PROVIDENCE, R.I. (WPRI) — A video is circulating of an arrest over the holiday weekend that shows two high-ranking Providence police officers taking down a suspect on India Street before one of them slams the man’s head into pavement.
The start of the brief video — which has been reviewed and independently verified by Target 12 — shows Captain Stephen Gencarella and Lt. Matthew Jennette wrestling Providence resident Armando Rivas, 21, to the ground, then handcuffing him.
Gencarella is then seen holding Rivas down with his knee as Jennette makes a call on his police radio. Soon after, Gencarella grabs Rivas by the hair and hits the suspect’s head on the roadway. One of the officers is then heard yelling “stop moving,” as Gencarella continues to hold Rivas’s head against the ground.
On Tuesday, Providence police leaders and R.I. Attorney General Peter Neronha’s office said they are investigating the incident, though the two officers have not been placed on leave.
“They were using force and it’s disturbing of what I have seen thus far,” Providence Police Commissioner Steven Paré told Target 12 on Tuesday. “There is a lot more we need to do on what led up to it, and perhaps witnesses can fill in some. But the 30-second clip I have seen is concerning and that is why we initiated a review along with the attorney general’s office so we can review it and look at policy.”
“Certainly, the AG will look at any potential violation of law,” he added.
Neronha spokesperson Blake Collins confirmed the department had reached out about the arrest and its circumstances on Tuesday.
“Pursuant to the Attorney General’s Use of Force Protocol, we have begun a review of the matter,” Collins said.
The officers first encountered Rivas while patrolling near the fireworks display at India Point Park on Sunday night, according to the police report written by Jennette.
Jennette said he was dispersing cars that were illegally parked watching fireworks, and called a tow truck for a black Jeep that had no people in it and was parked in the travel lane.
Rivas returned to the car while it was in the process of being towed and shouted profanities at the officers, Jennette’s report says, and tried to get into the car. The report says Jennette then tried to arrest Rivas, who was “wildly attempting to break free” as Jennette tried to restrain him.
Gencarella ran over to the scene, according to Jennette’s report, and joined the attempt to restrain Rivas. Jennette describes Gencarella as using a “palm heel strike,” a police technique, to Rivas’s head prior to him being placed in handcuffs.
The report does not mention Gencarella grabbing Rivas’s hair and slamming his head to the ground, which is seen in the video about 12 seconds after Jennette is seen putting handcuffs on Rivas.
The report claims Rivas was reaching for his waistband during the struggle.
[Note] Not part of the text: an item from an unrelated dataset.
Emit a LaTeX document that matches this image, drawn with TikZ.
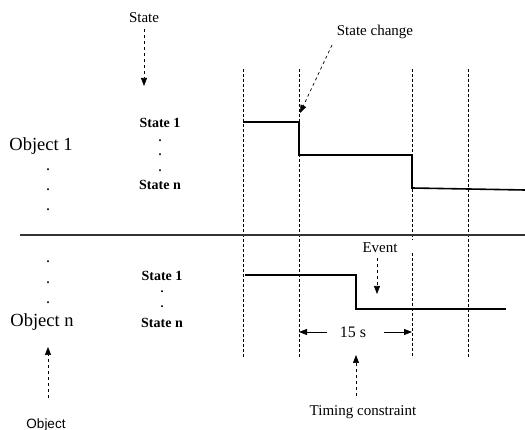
\documentclass[tikz,border=0pt]{standalone}
\usepackage{fontspec}
\setmainfont{Liberation Serif}
\newfontfamily\sansf{Liberation Sans}
\usetikzlibrary{arrows.meta}
\begin{document}
\begin{tikzpicture}[x=1pt,y=-1pt,
  grid/.style={densely dashed, line width=0.7pt},
  sig/.style={line width=1.6pt},
  ptr/.style={dashed, line width=0.7pt, -{Triangle[width=6pt,length=8pt]}},
  span/.style={line width=0.8pt, -{Triangle[width=6pt,length=8pt]}},
  lbl/.style={inner sep=0pt, font=\fontsize{15}{16}\selectfont},
  obj/.style={inner sep=0pt, font=\fontsize{18.5}{19}\selectfont},
  st/.style={inner sep=0pt, font=\bfseries\fontsize{14}{14}\selectfont},
  dot/.style={inner sep=0pt, font=\bfseries\fontsize{12}{12}\selectfont}]
\useasboundingbox (0,0) rectangle (525,430);
% vertical dashed grid
\foreach \i/\x in {1/243,2/299,3/412,4/468}{
  \coordinate (t\i) at (\x,69);
  \coordinate (b\i) at (\x,358);
}
\coordinate (g3a) at (412,240);
\coordinate (g3b) at (412,253);
\draw[grid] (t1) -- (b1);
\draw[grid] (t2) -- (b2);
\draw[grid] (t3) -- (g3a);
\draw[grid] (g3b) -- (b3);
\draw[grid] (t4) -- (b4);
% separator
\coordinate (sepL) at (20,235);
\coordinate (sepR) at (525,235);
\draw[line width=2pt, black!80] (sepL) -- (sepR);
% object 1 signal
\coordinate (a0) at (243,122);
\coordinate (a1) at (299,122);
\coordinate (a2) at (299,155);
\coordinate (a3) at (412,155);
\coordinate (a4) at (412,188);
\coordinate (a5) at (525,190);
\draw[sig] (a0) -- (a1) -- (a2) -- (a3) -- (a4) -- (a5);
% object n signal
\coordinate (c0) at (245,275);
\coordinate (c1) at (356,275);
\coordinate (c2) at (356,309);
\coordinate (c3) at (506,309);
\draw[sig] (c0) -- (c1) -- (c2) -- (c3);
% left labels
\node[obj] (o1) at (41,146) {Object 1};
\node[dot] (od1) at (48,170) {.};
\node[dot] (od2) at (48,190) {.};
\node[dot] (od3) at (48,210) {.};
\node[dot] (od4) at (48,262) {.};
\node[dot] (od5) at (48,283) {.};
\node[dot] (od6) at (48,303) {.};
\node[obj] (on) at (42,322) {Object n};
\node[st] (s1a) at (160,123) {State 1};
\node[dot] (sd1) at (160,141) {.};
\node[dot] (sd2) at (160,155) {.};
\node[dot] (sd3) at (160,171) {.};
\node[st] (sna) at (160,185) {State n};
\node[st] (s1b) at (162,276) {State 1};
\node[dot] (sd4) at (162,292) {.};
\node[dot] (sd5) at (162,307) {.};
\node[st] (snb) at (162,323) {State n};
% annotations
\node[lbl] (stl) at (144,18) {State};
\coordinate (stt) at (144,86);
\draw[ptr] (stl.south) ++(0,6) -- (stt);
\node[lbl] (scl) at (375,32) {State change};
\coordinate (scs) at (332,45);
\coordinate (sct) at (300,113);
\draw[ptr] (scs) -- (sct);
\node[lbl] (ev) at (380,248) {Event};
\coordinate (evs) at (377,258);
\coordinate (evt) at (377,294);
\draw[ptr] (evs) -- (evt);
\node[inner sep=0pt, font=\fontsize{16}{17}\selectfont] (fs) at (353,332) {15 s};
\coordinate (fsl) at (327,332);
\coordinate (fsr) at (384,332);
\draw[span] (fsl) -- (b2 |- fsl);
\draw[span] (fsr) -- (b3 |- fsr);
\node[lbl] (tc) at (363,412) {Timing constraint};
\coordinate (tcs) at (356,396);
\coordinate (tct) at (356,355);
\draw[ptr] (tcs) -- (tct);
\node[inner sep=0pt, font=\sansf\fontsize{13.5}{14}\selectfont] (objl) at (46,425) {Object};
\coordinate (obs) at (48,398);
\coordinate (obt) at (48,347);
\draw[ptr] (obs) -- (obt);
\end{tikzpicture}
\end{document}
Police later found 1.5-inch knife in his waistband, according to the report.
Rivas was charged with five criminal offenses, including two counts of simple assault and or battery, resisting legal or illegal arrest, obstructing officer in execution of duty and disorderly conduct. He pleaded no contest to three of the four counts and the disorderly conduct charge was dismissed, according to court records.
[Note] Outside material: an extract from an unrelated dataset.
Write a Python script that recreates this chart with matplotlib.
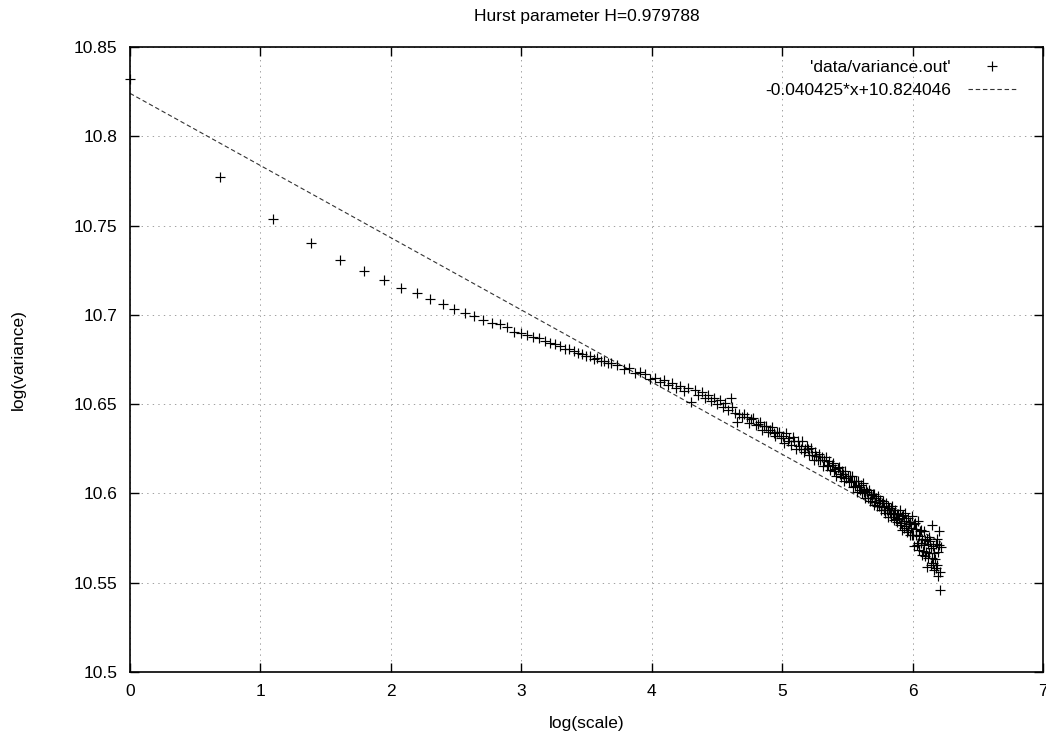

Providence police initially refused to make public a copy of the arrest report. When Target 12 went to the department to seek a copy at the records office shortly after 3 p.m. Tuesday, the door to the building was locked. A police official said the report had been put “under lock” and she had been directed not to give it out to anybody.
Police spokesperson Lindsay Lague said the department wouldn’t share the report pending the investigation, adding that the narrative will not be changed. “We are not altering the report,” she said.
After appealing the decision to Paré, Target 12 was told the department would release the report after all.
The altercation was captured on what appears to be a cellphone video, which is 51 seconds and does not show the entire incident. It’s unclear if any other video exists; Paré said the incident was not captured on the two officers’ body-worn cameras. He said Gencarella had not yet been issued a camera.
“Anyone in uniform should have a body-worn camera on and engaged,” Paré said Tuesday.
“It just came to light,” Paré said. “We’re on it, we will do a thorough review. Whatever the facts are, we’ll deal with that.”
A spokesperson for Mayor Jorge Elorza tells 12 News he has reviewed the video and finds it concerning.
“This incident is under review by both the Attorney General’s Office and the Providence Police Department and the mayor will continue to receive further updates as the investigation continues,” the spokesperson said.